Open Design of a Multi-Mission Medium-Altitude-Long-Endurance UAV Using COTS Components

This paper presents a systematic preliminary design methodology for a multi-mission medium altitude-long-endurance (MALE) unmanned aerial vehicle (UAV) capable of executing intelligence, surveillance, reconnaissance (ISR), search and rescue (SAR), and combat missions with minimal configuration changes. An open-design architecture utilizing commercial off-the-shelf (COTS) components enables rapid mission reconfiguration while maintaining design flexibility and cost-effectiveness. The initial sizing methodology employs constraint analysis and matching chart techniques to establish design parameters, resulting in a platform with maximum take-off mass (MTOM) of 1450 kg, wing area of 14 m2 , and 112 kWatt power requirement.
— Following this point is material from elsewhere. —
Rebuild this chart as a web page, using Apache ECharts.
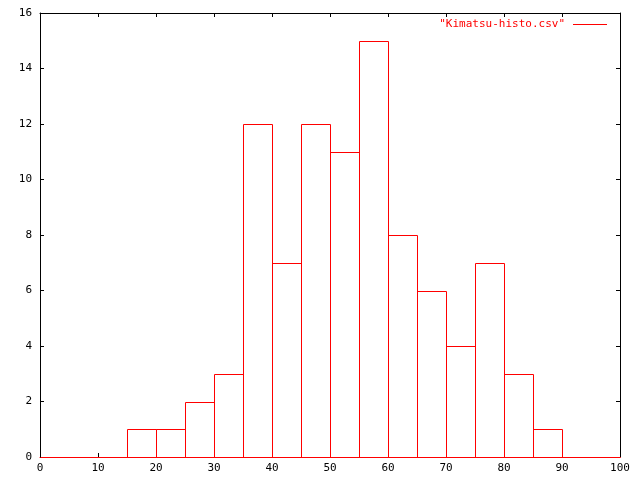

The selected configuration features a Rotax 916 engine with high-aspect-ratio tapered wing (AR = 18.21) using NLF-0215 and NACA 0009 airfoils, achieving 38 hour endurance, 1250 km range, and 7000 m service ceiling. Modular payload integration accommodates up to 400 kg of mission specific equipment including electro-optical/infrared sensors, synthetic aperture radar, satellite communication systems, and warfare payloads. Stability analysis confirms adequate longitudinal and lateral-directional characteristics across operational mass range from 675 kg to 1816 kg, with the X-tail configuration providing satisfactory damping in short-period and Dutch roll modes. Performance calculations using Breguet equations demonstrate missionspecific capabilities: ISR baseline configuration achieves 5908 km optimum range and 30.37 hours endurance, while combat configuration maintains 2037 km range with full weapons payload. The methodology demonstrates that systematic application of classical aircraft design principles combined with COTS integration can accelerate preliminary design phases for multi-mission MALE platforms.